Гвид хлопнул водителя по плечу, сунул ему в руку бумажку и вылез, дёрнув задремавшего напарника за рукав. Вместе они пошли через калитку прямо к крыльцу. У колонны стоял и курил приземистый лысый мужчина в годах. Седые брови, белые пучки волос, торчащие из ушей и носа, морщинистые отёчные руки могли бы принадлежать старику, но на лицо ему было не больше шестидесяти. За толстыми стёклами очков прятались слезящиеся глаза в окружении морщин. Он теребил пуговицу на спецовке и периодически шмыгал мясистым носом.
– Утра, Мирный, – Гвид потянул работнику крематория руку.
– Наверное утра, – мужчина неосознанным движением сначала вытер руку о куртку, а потом пожал протянутую ладонь, – ты в компании опять.
– Александр, – представился маг и тоже протянул руку.
Некоторое время Мирный рассматривал повисшую перед ним ладонь, словно ничего интереснее не видел, а потом коротко пожал.
– Пошли, покажешь нам находку. Неопознанный? – Переключил на себя внимание оперативник.
– Ещё какой опознанный! – Мужчина оживился, выбросил сигарету в урну и сгорбившись мелкими шагами посеменил к двери. – Его считай вся страна знает!
Шаркая подошвами Мирный прошёл зал прощания и зашёл в следующий. На столе для гроба лежало тело, накрытое до шеи больничной простынёй. Лицо действительно было узнаваемо. Молодой мужчина был певцом, композитором, популярным исполнителем и меценатом для общественности. Контора же давно за ним следила. По неподтверждённым данным он любил оригинально проводить время – снимать парней, подрабатывающих проституцией, вселять в них мелкую нечисть и заниматься жёстким сексом. Прямых свидетельств не было. Тех самых парней никто не видел после. И неизвестно, существовали ли они вообще.

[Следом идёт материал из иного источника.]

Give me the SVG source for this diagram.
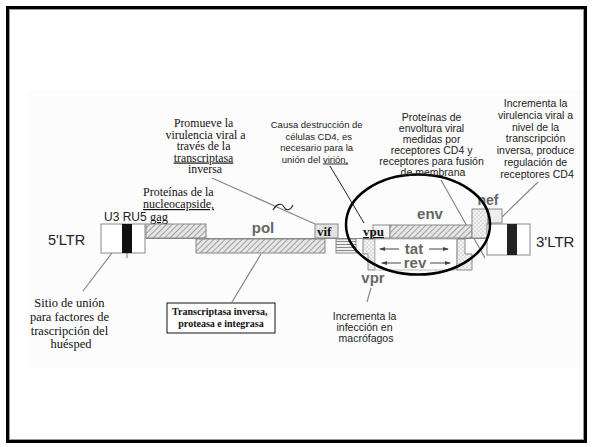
<svg xmlns="http://www.w3.org/2000/svg" width="592" height="447" viewBox="0 0 592 447">
<style>
.serif{font-family:"Liberation Serif","Times New Roman",serif;fill:#111}
.sans{font-family:"Liberation Sans",Arial,sans-serif;fill:#222}
.lbl{font-family:"Liberation Sans",Arial,sans-serif;font-weight:bold;fill:#666}
.ul{text-decoration:underline dotted}
.box{stroke:#888;stroke-width:1}
.conn{stroke:#888;stroke-width:1.2;fill:none}
.dark{stroke:#222;stroke-width:1;fill:none}
</style>
<defs>
<pattern id="hatch" patternUnits="userSpaceOnUse" width="4" height="4" patternTransform="rotate(45)">
<rect width="4" height="4" fill="#e6e6e6"/>
<line x1="0" y1="0" x2="0" y2="4" stroke="#777" stroke-width="1.3"/>
</pattern>
<pattern id="dots" patternUnits="userSpaceOnUse" width="4" height="4">
<rect width="4" height="4" fill="#f2f2f2"/>
<circle cx="1" cy="1" r="0.6" fill="#999"/>
<circle cx="3" cy="3" r="0.6" fill="#999"/>
</pattern>
<pattern id="hstripe" patternUnits="userSpaceOnUse" width="4" height="3">
<rect width="4" height="3" fill="#f0f0f0"/>
<line x1="0" y1="1.5" x2="4" y2="1.5" stroke="#888" stroke-width="1"/>
</pattern>
<marker id="ah" markerWidth="6" markerHeight="6" refX="5" refY="3" orient="auto" markerUnits="userSpaceOnUse">
<path d="M0,1 L6,3 L0,5 Z" fill="#444"/>
</marker>
</defs>
<rect width="592" height="447" fill="#fff"/>
<rect x="28" y="90" width="555" height="278" fill="#fcfcfc"/>
<rect x="7.5" y="7.5" width="578" height="434" fill="none" stroke="#000" stroke-width="3"/>
<rect x="9.5" y="9.5" width="574" height="430" fill="none" stroke="#999" stroke-width="1"/>

<g id="connectors">
<line class="conn" x1="146" y1="238.5" x2="487" y2="238.5"/>
<line class="conn" x1="112" y1="253" x2="83" y2="291"/>
<line class="conn" x1="127" y1="253" x2="127" y2="258"/>
<line class="conn" x1="261" y1="254" x2="232" y2="302"/>
<line class="conn" x1="212" y1="178" x2="315" y2="224"/>
<line class="dark" x1="330" y1="166" x2="364" y2="223"/>
<line class="conn" x1="441" y1="180" x2="485" y2="258"/>
<line class="conn" x1="538" y1="182" x2="502" y2="217"/>
<line class="conn" x1="371" y1="288" x2="367" y2="302"/>
<path d="M273,210 C277,203 282,203 284,207 C286,211 290,211 293,205" fill="none" stroke="#222" stroke-width="1.1"/>
</g>

<g id="ltr5">
<text class="sans" x="48" y="245" font-size="14.5">5'LTR</text>
<rect class="box" x="101" y="224" width="44" height="29" fill="#fff"/>
<rect x="122" y="224" width="10" height="29" fill="#111"/>
</g>

<g id="gag">
<rect class="box" x="146" y="224" width="60" height="14" fill="url(#hatch)"/>
<text x="104" y="221" font-size="12"><tspan class="sans">U3 RU5 </tspan><tspan class="serif ul" font-size="12.5">gag</tspan></text>
</g>

<g id="pol">
<rect class="box" x="196" y="239" width="129" height="14" fill="url(#hatch)"/>
<text class="lbl" x="263" y="233" font-size="15" text-anchor="middle">pol</text>
</g>

<g id="vif">
<rect class="box" x="315" y="224" width="23" height="14" fill="#e2e2e2"/>
<text class="serif" x="317" y="236" font-size="13" font-weight="bold">vif</text>
</g>

<g id="stripes">
<rect class="box" x="336" y="239" width="20" height="14" fill="url(#hstripe)"/>
</g>

<g id="vpu">
<rect class="box" x="373" y="225" width="17" height="13" fill="#f4f4f4"/>
<text class="serif ul" x="363" y="236" font-size="13" font-weight="bold">vpu</text>
</g>

<g id="env">
<rect class="box" x="390" y="225" width="82" height="13" fill="url(#hatch)"/>
<text class="lbl" x="430" y="219" font-size="15" text-anchor="middle">env</text>
</g>

<g id="vpr">
<path class="box" d="M363,239 H375 V270 H368 V254 H363 Z" fill="url(#dots)"/>
<text class="lbl" x="373" y="283" font-size="15" text-anchor="middle" fill="#555">vpr</text>
</g>

<g id="tatrev">
<rect x="375" y="239" width="82" height="31" fill="#fff" stroke="#bbb" stroke-width="1"/>
<path class="box" d="M457,239 H465 V254 H472 V270 H457 Z" fill="url(#dots)"/>
<line x1="399" y1="249" x2="380" y2="249" stroke="#444" stroke-width="1" marker-end="url(#ah)"/>
<line x1="429" y1="249" x2="448" y2="249" stroke="#444" stroke-width="1" marker-end="url(#ah)"/>
<text class="lbl" x="414" y="254" font-size="15" text-anchor="middle" fill="#555">tat</text>
<line x1="401" y1="263" x2="382" y2="263" stroke="#444" stroke-width="1" marker-end="url(#ah)"/>
<line x1="430" y1="263" x2="450" y2="263" stroke="#444" stroke-width="1" marker-end="url(#ah)"/>
<text class="lbl" x="415" y="268" font-size="15" text-anchor="middle" fill="#555">rev</text>
</g>

<g id="nef">
<rect class="box" x="472" y="209" width="16" height="29" fill="url(#dots)"/>
<rect class="box" x="488" y="209" width="14" height="14" fill="#eee"/>
<text class="lbl" x="488" y="205" font-size="14" text-anchor="middle" fill="#777">nef</text>
</g>

<g id="ltr3">
<rect class="box" x="487" y="224" width="43" height="31" fill="#fff"/>
<rect x="507" y="224" width="10" height="31" fill="#222"/>
<text class="sans" x="536" y="247" font-size="15">3'LTR</text>
</g>

<g id="ellipse">
<ellipse cx="418" cy="224.5" rx="72" ry="50" fill="none" stroke="#000" stroke-width="2.5"/>
</g>

<g id="note-promueve">
<text class="serif" font-size="11.8" text-anchor="middle">
<tspan x="205" y="127">Promueve la</tspan>
<tspan x="207" y="138.5">virulencia viral a</tspan>
<tspan x="205" y="150">través de la</tspan>
<tspan x="205" y="161.5" class="ul">transcriptasa</tspan>
<tspan x="205" y="173">inversa</tspan>
</text>
</g>

<g id="note-causa">
<text class="sans" font-size="9.5" text-anchor="middle">
<tspan x="318" y="128">Causa destrucción de</tspan>
<tspan x="320" y="139.5">células CD4, es</tspan>
<tspan x="318" y="151">necesario para la</tspan>
<tspan x="315" y="162.5">unión del <tspan class="ul">virión,</tspan></tspan>
</text>
</g>

<g id="note-proteinas-env">
<text class="sans" font-size="10.5" text-anchor="middle">
<tspan x="433" y="121">Proteínas de</tspan>
<tspan x="433" y="132">envoltura viral</tspan>
<tspan x="433" y="143">medidas por</tspan>
<tspan x="433" y="154">receptores CD4 y</tspan>
<tspan x="433" y="165">receptores para fusión</tspan>
<tspan x="433" y="176">de membrana</tspan>
</text>
</g>

<g id="note-nef">
<text class="sans" font-size="10.5" text-anchor="middle">
<tspan x="537" y="107">Incrementa la</tspan>
<tspan x="537" y="118.8">virulencia viral a</tspan>
<tspan x="537" y="130.6">nivel de la</tspan>
<tspan x="537" y="142.4">transcripción</tspan>
<tspan x="537" y="154.2">inversa, produce</tspan>
<tspan x="537" y="166">regulación de</tspan>
<tspan x="537" y="177.8">receptores CD4</tspan>
</text>
</g>

<g id="note-nucleocapside">
<text class="serif" font-size="12">
<tspan x="143" y="196">Proteínas de la</tspan>
<tspan x="143" y="208" class="ul">nucleocapside,</tspan>
</text>
</g>

<g id="note-sitio">
<text class="serif" font-size="12.5" text-anchor="middle">
<tspan x="71" y="307">Sitio de unión</tspan>
<tspan x="71" y="321">para factores de</tspan>
<tspan x="71" y="334.5">trascripción del</tspan>
<tspan x="71" y="348">huésped</tspan>
</text>
</g>

<g id="note-transcriptasa">
<rect x="167" y="303" width="108" height="30" fill="#fff" stroke="#111" stroke-width="1"/>
<text class="serif" font-size="10" font-weight="bold" text-anchor="middle">
<tspan x="221" y="315">Transcriptasa inversa,</tspan>
<tspan x="221" y="327">proteasa e integrasa</tspan>
</text>
</g>

<g id="note-vpr">
<text class="sans" font-size="10.5" text-anchor="middle">
<tspan x="366" y="320">Incrementa la</tspan>
<tspan x="366" y="331">infección en</tspan>
<tspan x="366" y="342">macrófagos</tspan>
</text>
</g>
</svg>
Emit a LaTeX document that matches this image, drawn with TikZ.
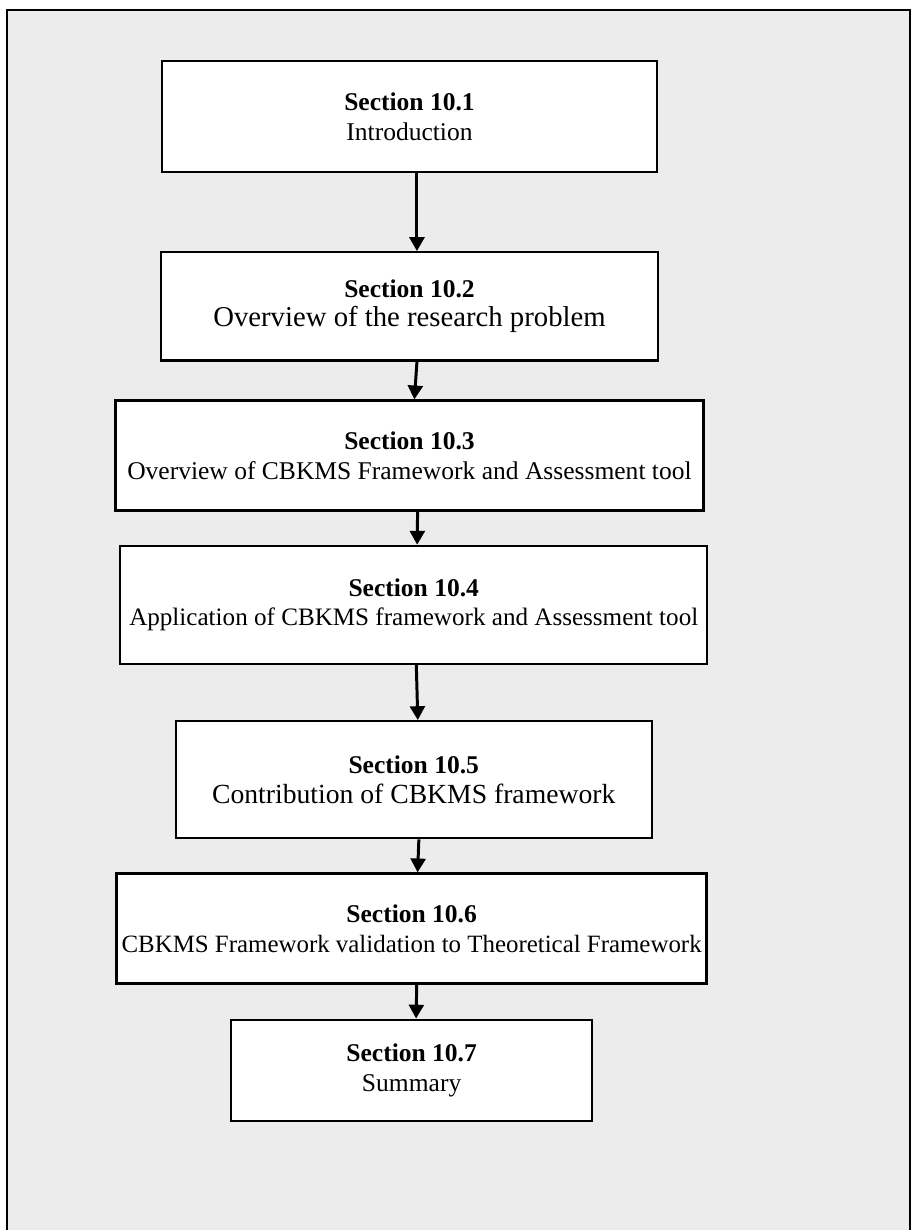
\documentclass[tikz,border=0pt]{standalone}
\usepackage{fontspec}
\setmainfont{Liberation Serif}
\usetikzlibrary{positioning, arrows.meta}
\definecolor{frameGrey}{HTML}{ECECEC}

\tikzset{
  secbox/.style={draw=black, fill=white, line width=1.1pt, align=center, inner sep=2pt},
  flow/.style={line width=1.4pt, -{Triangle[length=6.5pt, width=7pt]}},
}
\newcommand{\sizedline}[2]{{\fontsize{#1}{14}\selectfont #2}}

\begin{document}
\begin{tikzpicture}[x=0.47pt, y=-0.47pt, font=\fontsize{12}{14}\selectfont]
    \useasboundingbox (0,0) rectangle (913,1230);
    \begin{scope}
      \clip (0,0) rectangle (913,1230);
      \draw[fill=frameGrey, line width=1.1pt] (7,10) rectangle (910,1250);
    \end{scope}
    % chapter sections
    \node[secbox, minimum width=232.7pt, minimum height=52.2pt] (s1) at (409.5,116.5) {\textbf{Section 10.1}\\Introduction};
    \node[secbox, minimum width=233.6pt, minimum height=50.8pt, below=36.6pt of s1] (s2) {\textbf{Section 10.2}\\\sizedline{13.5}{Overview of the research problem}};
    \node[secbox, minimum width=276.4pt, minimum height=51.7pt, below=17.8pt of s2] (s3) {\textbf{Section 10.3}\\Overview of CBKMS Framework and Assessment tool};
    \node[secbox, minimum width=275.9pt, minimum height=55.5pt, below=15.5pt of s3, xshift=2pt] (s4) {\textbf{Section 10.4}\\\sizedline{11.8}{Application of CBKMS framework and Assessment tool}};
    \node[secbox, minimum width=223.7pt, minimum height=55pt, below=25.8pt of s4] (s5) {\textbf{Section 10.5}\\\sizedline{13}{Contribution of CBKMS framework}};
    \node[secbox, minimum width=277.3pt, minimum height=51.7pt, below=15.5pt of s5, xshift=-1pt] (s6) {\textbf{Section 10.6}\\\sizedline{11.7}{CBKMS Framework validation to Theoretical Framework}};
    \node[secbox, minimum width=169.7pt, minimum height=47.5pt, below=15.9pt of s6] (s7) {\textbf{Section 10.7}\\Summary};
    % arrows
    \draw[flow] ([xshift=3.5pt]s1.south) -- ([xshift=3.5pt]s2.north);
    \draw[flow] ([xshift=3.5pt]s2.south) -- ([xshift=2.3pt]s3.north);
    \draw[flow] ([xshift=3.8pt]s3.south) -- ([xshift=1.6pt]s4.north);
    \draw[flow] ([xshift=1.2pt]s4.south) -- ([xshift=1.9pt]s5.north);
    \draw[flow] ([xshift=2.4pt]s5.south) -- ([xshift=2.8pt]s6.north);
    \draw[flow] ([xshift=2.4pt]s6.south) -- ([xshift=2.1pt]s7.north);
\end{tikzpicture}
\end{document}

– Какие трупы! – Гвид взял протянутые Мирным перчатки. – Его к тебе сразу из коронерской машины вытащили, да?
– Угу, они тут же на карантин поехали, – мужчина сдёрнул с тела ткань.
– Алехандро, что видишь? – Спросил улыбающийся оперативник, отходя на шаг от трупа, как коллекционер, старающийся рассмотреть редкую картину.
– Вижу большие проблемы, – маг взял ещё пару перчаток и на несколько секунд закрыл глаза, чтобы дать глазам отдохнуть от свалившейся на сознание картины.
– Тогда ты начнёшь, а я потом дополню. Мирный, сделай нам кофейку сладкого, будь добр. И опечатай зал, он на карантине на двенадцать часов.
Мужчина кивнул и вышел, подволакивая ноги. Сашка собрался с мыслями, открыл глаза. Он старался не смотреть на почерневшие от крови разбитые в хлам губы молодого человека, на отбитый всмятку нос.
– Гвид, включи диктофон. У меня батарейка сядет пока я всё опишу, – напарник достал мобильный, нажал несколько кнопок и кивнул, – приступим. Погибший – мужчина, возраст известен, имя и фамилия известны, идентификация личности не составляет труда. На груди и плечах узнаваемые татуировки, целостность лица позволяет его опознать. На лбу ссадина, губы разбиты, нос сломан в нескольких местах.
Маг обошёл стол и встал за головой покойна. Он сложил пальцы в жесте-триггере, на который откликнулась пульсирующая внутри частичка магии. Лицо трупа пошло чёрными линиями, похожими на отпечатки древесных ветвей на коже.
– Тест на заражение положительный. Тело источает аномальное микроизлучение в диапазоне от десяти до пятидесяти единиц. – маг раздвинул губы покойника. – Передние зубы выбиты. Гвид, посвети. Язык порезан осколками зубов. Так, а это что?
Сашка оттянул нижнюю челюсть и под лучом телефонного фонарика вгляделся в рот, полный крови и кусков плоти.
– Во рту блестят осколки стекла и, кажется, лоскуты кожи… – мужчина отвернулся и задышал как можно спокойнее, руки дрожали.